Secondary requirements of V&V include: (1) creating a written

report that is accessible to the observer; (2) updating an observation’s charge time in the Observation Catalog database, which is
counted against the target’s time allocation to determine if additional scheduling is required to complete the observation; (3) triggering promotion of data products in the
Chandra Data Archive to identify the data products as the default versions available to users; (4) triggering data distribution (or feedback for reprocessing); (5)~initiating the start of the proprietary period clock (for observations with proprietary data rights); and (6) enabling the reviewer to complete V&V in ~5 minutes for a successfully processed observation.

Automated Validation and Verification Design

The design goals of our post-launch efforts were aimed at encapsulating experience gathered with the live mission into automated checking. This included limit-checking only pertinent science and engineering data, identifying specific serious pipeline warnings and errors, and presenting and evaluating carefully selected data views defined by V&V and instrument scientists based on experience. Human review is minimized by identifying unexpected test results using color coding.
To improve system integrity and automation goals, the V&V software also manages all of the required interfaces and system triggers, including triggering an error recovery path - reprocessing, rescheduling, and further investigation by instrument teams. Other design goals included enabling other groups to evaluate V&V by providing an interface to CDO and instrument scientists, and allowing off-site access via a standard web browser to support rapid turnaround of fast processing requests or anomaly resolution.

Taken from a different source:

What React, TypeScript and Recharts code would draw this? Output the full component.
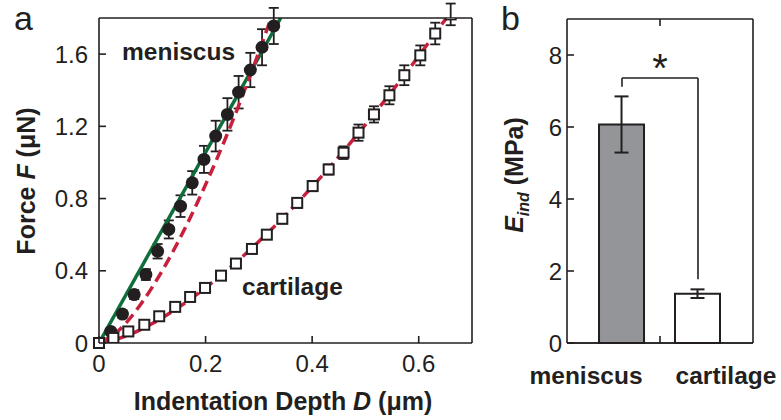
import React from 'react';
import {
  ComposedChart,
  Scatter,
  Line,
  Bar,
  Cell,
  XAxis,
  YAxis,
  ErrorBar,
  ReferenceLine,
} from 'recharts';

const FONT = '"Liberation Sans", Arial, Helvetica, sans-serif';
const INK = '#231f20';
const GREEN = '#0f6e3c';
const RED = '#c8203c';

// ---------- Panel a: force vs indentation depth ----------
const meniscusDepth = [0.022, 0.044, 0.066, 0.088, 0.110, 0.131, 0.153, 0.175, 0.197, 0.219, 0.241, 0.262, 0.284, 0.306, 0.328];
const meniscusForce = [0.064, 0.160, 0.268, 0.379, 0.508, 0.629, 0.758, 0.887, 1.017, 1.146, 1.266, 1.389, 1.512, 1.638, 1.756];
const meniscusForceErr = [0.015, 0.02, 0.025, 0.03, 0.04, 0.05, 0.06, 0.065, 0.075, 0.085, 0.09, 0.09, 0.095, 0.1, 0.1];

const cartilageDepth = [0.027, 0.055, 0.085, 0.113, 0.143, 0.171, 0.199, 0.229, 0.257, 0.287, 0.315, 0.344, 0.372, 0.401, 0.431, 0.459, 0.487, 0.516, 0.545, 0.573, 0.603, 0.631, 0.660];
const cartilageForce = [0.028, 0.064, 0.101, 0.148, 0.200, 0.255, 0.305, 0.373, 0.440, 0.521, 0.600, 0.688, 0.776, 0.869, 0.961, 1.054, 1.165, 1.266, 1.372, 1.483, 1.593, 1.714, 1.820];
const cartilageForceErr = [0.005, 0.008, 0.01, 0.012, 0.014, 0.016, 0.018, 0.02, 0.022, 0.024, 0.025, 0.026, 0.027, 0.028, 0.028, 0.035, 0.045, 0.045, 0.05, 0.055, 0.055, 0.06, 0.06];

const originDepth = [0];
const originForce = [0];

const linearFitDepth = [0, 0.341];
const linearFitForce = [0, 1.8];

const meniscusHertzDepth = [0, 0.04, 0.08, 0.12, 0.16, 0.20, 0.24, 0.28, 0.323];
const meniscusHertzForce = [0, 0.078, 0.222, 0.407, 0.627, 0.877, 1.152, 1.452, 1.8];

const cartilageHertzDepth = [0, 0.05, 0.10, 0.15, 0.20, 0.25, 0.30, 0.35, 0.40, 0.45, 0.50, 0.55, 0.60, 0.652];
const cartilageHertzForce = [0, 0.038, 0.108, 0.199, 0.306, 0.428, 0.562, 0.708, 0.865, 1.032, 1.209, 1.395, 1.589, 1.8];

const depthTicks = [0, 0.2, 0.4, 0.6];
const forceTicks = [0, 0.4, 0.8, 1.2, 1.6];
const depthDomain = [0, 0.7];
const forceDomain = [0, 1.8];

// ---------- Panel b: indentation modulus ----------
const tissues = ['meniscus', 'cartilage'];
const tissuePos = [1, 2];
const modulusMean = [6.07, 1.37];
const modulusErr = [0.78, 0.12];
const modulusTicks = [0, 2, 4, 6, 8];
const modulusDomain = [0, 9];
const tissueDomain = [0.276, 2.724];
const barFills = ['#939598', '#ffffff'];
const bracketTop = 7.36;
const bracketLeftEnd = 7.12;
const bracketRightEnd = 1.77;

const meniscusData = meniscusDepth.map((d, i) => ({ D: d, F: meniscusForce[i], err: meniscusForceErr[i] }));
const cartilageData = cartilageDepth.map((d, i) => ({ D: d, F: cartilageForce[i], err: cartilageForceErr[i] }));
const originData = originDepth.map((d, i) => ({ D: d, F: originForce[i] }));
const linearData = linearFitDepth.map((d, i) => ({ D: d, F: linearFitForce[i] }));
const menHertzData = meniscusHertzDepth.map((d, i) => ({ D: d, F: meniscusHertzForce[i] }));
const cartHertzData = cartilageHertzDepth.map((d, i) => ({ D: d, F: cartilageHertzForce[i] }));
const barData = tissues.map((t, i) => ({ name: t, pos: tissuePos[i], E: modulusMean[i], err: modulusErr[i] }));

// ---------- layout (pixels) ----------
const PANEL_B = { left: 490, width: 291, height: 420, mTop: 19, mRight: 27, mBottom: 37, mLeft: 16, yW: 61, xH: 40 };
const bPlotLeft = PANEL_B.left + PANEL_B.mLeft + PANEL_B.yW;
const bPlotRight = PANEL_B.left + PANEL_B.width - PANEL_B.mRight - 1;
const bPlotTop = PANEL_B.mTop;
const bPlotBottom = PANEL_B.height - PANEL_B.mBottom - PANEL_B.xH;
const bMidX = (bPlotLeft + bPlotRight) / 2;

const M = 10; // tick margin used for locating the axis from tick props
const TL = 7; // inward tick length
const AXIS = { stroke: INK, strokeWidth: 1.6 };

const fmtNum = (v: number) => (v === 0 ? '0' : String(v));

const LeftTick = (props: any) => {
  const { x, y, payload, gap, labels } = props;
  const ax = x + M;
  return (
    <g>
      <line x1={ax} x2={ax + TL} y1={y} y2={y} stroke={INK} strokeWidth={1.6} />
      {labels && (
        <text x={ax - gap} y={y} dy="0.36em" textAnchor="end" fontSize={24} fill={INK} fontFamily={FONT}>
          {fmtNum(payload.value)}
        </text>
      )}
    </g>
  );
};

const RightTick = (props: any) => {
  const { x, y } = props;
  const ax = x - M;
  return <line x1={ax} x2={ax - TL} y1={y} y2={y} stroke={INK} strokeWidth={1.6} />;
};

const TopTick = (props: any) => {
  const { x, y } = props;
  const ay = y + M;
  return <line x1={x} x2={x} y1={ay} y2={ay + TL} stroke={INK} strokeWidth={1.6} />;
};

const BottomTickA = (props: any) => {
  const { x, y, payload } = props;
  const ay = y - M;
  return (
    <g>
      <line x1={x} x2={x} y1={ay} y2={ay - TL} stroke={INK} strokeWidth={1.6} />
      <text x={x} y={ay + 29} textAnchor="middle" fontSize={24} fill={INK} fontFamily={FONT}>
        {fmtNum(payload.value)}
      </text>
    </g>
  );
};

const labelShift = [-36, 28];
const BottomTickB = (props: any) => {
  const { x, y, payload } = props;
  const ay = y - M;
  const idx = tissuePos.indexOf(payload.value);
  if (idx < 0) return <g />;
  return (
    <text x={x + labelShift[idx]} y={ay + 41} textAnchor="middle" fontSize={24.5} fontWeight="bold" fill={INK} fontFamily={FONT}>
      {tissues[idx]}
    </text>
  );
};

const CircleShape = (props: any) => {
  const { cx, cy } = props;
  return <circle cx={cx} cy={cy} r={6.5} fill={INK} />;
};

const SquareShape = (props: any) => {
  const { cx, cy } = props;
  return <rect x={cx - 5} y={cy - 5} width={10} height={10} fill="#ffffff" stroke={INK} strokeWidth={2} />;
};

const seg = (x1: number, y1: number, x2: number, y2: number) => [{ x: x1, y: y1 }, { x: x2, y: y2 }];

export default function App() {
  return (
    <div style={{ position: 'absolute', left: 0, top: 0, width: 781, height: 420, background: '#ffffff', fontFamily: FONT }}>
      <div style={{ position: 'absolute', left: 0, top: 0 }}>
        <ComposedChart width={490} height={420} margin={{ top: 17, right: 17, bottom: 37, left: 39 }}>
          <XAxis
            xAxisId="x"
            type="number"
            dataKey="D"
            domain={depthDomain}
            ticks={depthTicks}
            interval={0}
            orientation="bottom"
            height={40}
            tickSize={0}
            tickMargin={M}
            tickLine={false}
            axisLine={AXIS}
            tick={(p: any) => <BottomTickA {...p} />}
          />
          <XAxis
            xAxisId="xt"
            type="number"
            domain={depthDomain}
            ticks={depthTicks}
            interval={0}
            orientation="top"
            height={1}
            tickSize={0}
            tickMargin={M}
            tickLine={false}
            axisLine={AXIS}
            tick={(p: any) => <TopTick {...p} />}
          />
          <YAxis
            yAxisId="y"
            type="number"
            dataKey="F"
            domain={forceDomain}
            ticks={forceTicks}
            interval={0}
            allowDataOverflow
            width={60}
            tickSize={0}
            tickMargin={M}
            tickLine={false}
            axisLine={AXIS}
            tick={(p: any) => <LeftTick {...p} gap={11} labels />}
          />
          <YAxis
            yAxisId="yr"
            type="number"
            orientation="right"
            domain={forceDomain}
            ticks={forceTicks}
            interval={0}
            width={1}
            tickSize={0}
            tickMargin={M}
            tickLine={false}
            axisLine={AXIS}
            tick={(p: any) => <RightTick {...p} />}
          />
          <YAxis yAxisId="yfree" type="number" domain={forceDomain} hide />

          <Scatter
            name="meniscus"
            data={meniscusData}
            xAxisId="x"
            yAxisId="y"
            dataKey="F"
            shape={<CircleShape />}
            isAnimationActive={false}
          >
            <ErrorBar dataKey="err" direction="y" width={5} stroke={INK} strokeWidth={1.8} />
          </Scatter>
          <Scatter
            name="cartilage"
            data={cartilageData}
            xAxisId="x"
            yAxisId="y"
            dataKey="F"
            shape={<SquareShape />}
            isAnimationActive={false}
          >
            <ErrorBar dataKey="err" direction="y" width={5} stroke={INK} strokeWidth={1.8} />
          </Scatter>
          <Line
            data={linearData}
            xAxisId="x"
            yAxisId="y"
            dataKey="F"
            type="linear"
            stroke={GREEN}
            strokeWidth={3.5}
            dot={false}
            isAnimationActive={false}
          />
          <Line
            data={menHertzData}
            xAxisId="x"
            yAxisId="y"
            dataKey="F"
            type="monotone"
            stroke={RED}
            strokeWidth={3.5}
            strokeDasharray="11 6"
            dot={false}
            isAnimationActive={false}
          />
          <Line
            data={cartHertzData}
            xAxisId="x"
            yAxisId="y"
            dataKey="F"
            type="monotone"
            stroke={RED}
            strokeWidth={3.5}
            strokeDasharray="11 6"
            dot={false}
            isAnimationActive={false}
          />
          <Scatter
            name="origin"
            data={originData}
            xAxisId="x"
            yAxisId="yfree"
            dataKey="F"
            shape={<SquareShape />}
            isAnimationActive={false}
          />
        </ComposedChart>
      </div>

      <div style={{ position: 'absolute', left: PANEL_B.left, top: 0 }}>
        <ComposedChart
          width={PANEL_B.width}
          height={PANEL_B.height}
          data={barData}
          margin={{ top: PANEL_B.mTop, right: PANEL_B.mRight, bottom: PANEL_B.mBottom, left: PANEL_B.mLeft }}
        >
          <XAxis
            xAxisId="b"
            type="number"
            dataKey="pos"
            domain={tissueDomain}
            ticks={tissuePos}
            interval={0}
            height={PANEL_B.xH}
            tickSize={0}
            tickMargin={M}
            tickLine={false}
            axisLine={AXIS}
            tick={(p: any) => <BottomTickB {...p} />}
          />
          <YAxis
            yAxisId="e"
            type="number"
            domain={modulusDomain}
            ticks={modulusTicks}
            interval={0}
            width={PANEL_B.yW}
            tickSize={0}
            tickMargin={M}
            tickLine={false}
            axisLine={AXIS}
            tick={(p: any) => <LeftTick {...p} gap={5} labels />}
          />
          <YAxis
            yAxisId="er"
            type="number"
            orientation="right"
            domain={modulusDomain}
            ticks={modulusTicks}
            interval={0}
            width={1}
            tickSize={0}
            tickMargin={M}
            tickLine={false}
            axisLine={AXIS}
            tick={(p: any) => <RightTick {...p} />}
          />
          <Bar xAxisId="b" yAxisId="e" dataKey="E" barSize={45} stroke={INK} strokeWidth={2} isAnimationActive={false}>
            {barData.map((d, i) => (
              <Cell key={d.name} fill={barFills[i]} />
            ))}
            <ErrorBar dataKey="err" direction="y" width={7} stroke={INK} strokeWidth={2} />
          </Bar>
          {/* significance bracket */}
          <ReferenceLine xAxisId="b" yAxisId="e" segment={seg(tissuePos[0], bracketTop, tissuePos[1], bracketTop)} stroke={INK} strokeWidth={1.6} />
          <ReferenceLine xAxisId="b" yAxisId="e" segment={seg(tissuePos[0], bracketLeftEnd, tissuePos[0], bracketTop)} stroke={INK} strokeWidth={1.6} />
          <ReferenceLine xAxisId="b" yAxisId="e" segment={seg(tissuePos[1], bracketRightEnd, tissuePos[1], bracketTop)} stroke={INK} strokeWidth={1.6} />
        </ComposedChart>
      </div>

      <svg
        width={781}
        height={420}
        style={{ position: 'absolute', left: 0, top: 0, pointerEvents: 'none' }}
        fontFamily={FONT}
      >
        {/* panel b frame: top and bottom edges with centre ticks */}
        <line x1={bPlotLeft} x2={bPlotRight} y1={bPlotTop} y2={bPlotTop} stroke={INK} strokeWidth={1.6} />
        <line x1={bPlotLeft} x2={bPlotRight} y1={bPlotBottom} y2={bPlotBottom} stroke={INK} strokeWidth={1.6} />
        <line x1={bMidX} x2={bMidX} y1={bPlotTop} y2={bPlotTop + TL} stroke={INK} strokeWidth={1.6} />
        <line x1={bMidX} x2={bMidX} y1={bPlotBottom} y2={bPlotBottom - TL} stroke={INK} strokeWidth={1.6} />

        <text x={14} y={30} fontSize={34} fill={INK}>a</text>
        <text x={501} y={30} fontSize={34} fill={INK}>b</text>
        <text x={122} y={60} fontSize={24.5} fontWeight="bold" fill={INK}>meniscus</text>
        <text x={242} y={295} fontSize={24.5} fontWeight="bold" fill={INK}>cartilage</text>
        <text x={283} y={410} fontSize={25} fontWeight="bold" fill={INK} textAnchor="middle">
          Indentation Depth <tspan fontStyle="italic">D</tspan> (μm)
        </text>
        <text x={35} y={181} fontSize={25} fontWeight="bold" fill={INK} textAnchor="middle" transform="rotate(-90 35 181)">
          Force <tspan fontStyle="italic">F</tspan> (μN)
        </text>
        <text x={523} y={175} fontSize={25} fontWeight="bold" fill={INK} textAnchor="middle" transform="rotate(-90 523 175)">
          <tspan fontStyle="italic">E</tspan>
          <tspan fontStyle="italic" fontSize={16} dy={6}>ind</tspan>
          <tspan dy={-6}> (MPa)</tspan>
        </text>
        <text x={660} y={82} fontSize={40} fill={INK} textAnchor="middle">*</text>
      </svg>
    </div>
  );
}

Automated Validation and Verification
Implementation


The V&V software is implemented as three components: (1) a pipeline, which executes after the completion of level 2 processing for an observation; (2) a manager process that controls the V&V flow after the pipeline completes; and (3) a GUI that provides the user interface for the reviewer.
The pipeline creates the V&V data products that are displayed through the GUI, including predefined html web-pages, JPEG images, PNG plots, and key tabular information designed specifically for V&V. The pipeline also creates a template PDF format report for distribution to the user, and seeds the report with textual comments and the “most likely’’ disposition status based on the results of the tests applied by the pipeline. Finally, the pipeline computes the nominal charge time for the observation.
The manager builds and links the V&V report web-pages into the GUI for display to the reviewer, and manages any input that the reviewer may supply using the GUI, including verifying that any revisions to the calculated charge time comply with appropriate rules. State transition updates occur when a new disposition status is selected by a reviewer for an observation, and initiate further actions by the manager process, such as sending email notifications to appropriate parties, or triggering data distribution. The manager also creates the final V&V report for distribution to the user by incorporating the reviewer comments and disposition status entered via the GUI into the template report. This last action is triggered when the reviewer submits a final state as the disposition status for the observation, indicating that the review is complete.


FIGURE 23:
Sample V&V GUI observation front page.

The GUI is the interface for the reviewers and others handling
V&V. It guides the reviewers through the evaluation process byidentifying required (“must review’’) and supporting data views, and provides the capabilities to edit the comments, charge time, and disposition status seeded by the pipeline. The GUI also provides mechanisms to manage authorized users of the V&V software, including their privileges (which define the functions that they may perform) and their capabilities (which identify the types of data that they may handle). The GUI provides a selectable set of mechanisms to assign reviews to reviewers based on comparison of the actual instrument configuration and scientist’s capabilities. Finally, the GUI triggers creation of a new edition of a report if it must be revised after submission with a final state.
The new V&V software was installed in operations in January 2005. It provides a systematic evaluation of SDP results and issues, and allows operations staff to perform V&V. As a result, the data processing statistics have improved dramatically and the quality of the data products to the user has improved.